Peer-reviewed veterinary case report
SIRT1 mediates hypoxic postconditioning- and resveratrol-induced protection against functional connectivity deficits after subarachnoid hemorrhage.
- Journal:
- Journal of cerebral blood flow and metabolism : official journal of the International Society of Cerebral Blood Flow and Metabolism
- Year:
- 2022
- Authors:
- Clarke, Julian V et al.
- Affiliation:
- Department of Neurological Surgery · United States
- Species:
- rodent
Abstract
Functional connectivity (FC) is a sensitive metric that provides a readout of whole cortex coordinate neural activity in a mouse model. We examine the impact of experimental SAH modeled through endovascular perforation, and the effectiveness of subsequent treatment on FC, through three key questions: 1) Does the endovascular perforation model of SAH induce deficits in FC; 2) Does exposure to hypoxic conditioning provide protection against these FC deficits and, if so, is this neurovascular protection SIRT1-mediated; and 3) does treatment with the SIRT1 activator resveratrol alone provide protection against these FC deficits?
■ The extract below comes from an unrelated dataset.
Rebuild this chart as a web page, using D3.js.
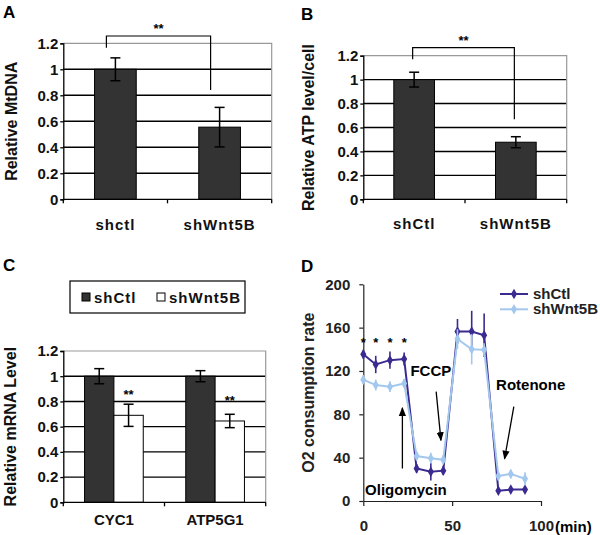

Cranial windows were adhered on skull-intact mice that were then subjected to either sham or SAH surgery and either left untreated or treated with hypoxic post-conditioning (with or without EX527) or resveratrol for 3 days. Mice were imaged 3 days post-SAH/sham surgery, temporally aligned with the onset of major SAH sequela in mice. Here we show that the endovascular perforation model of SAH induces global and network-specific deficits in FC by day 3, corresponding with the time frame of DCI in mice. Hypoxic conditioning provides SIRT1-mediated protection against these network-specific FC deficits post-SAH, as does treatment with resveratrol. Conditioning-based strategies provide multifaceted neurovascular protection in experimental SAH.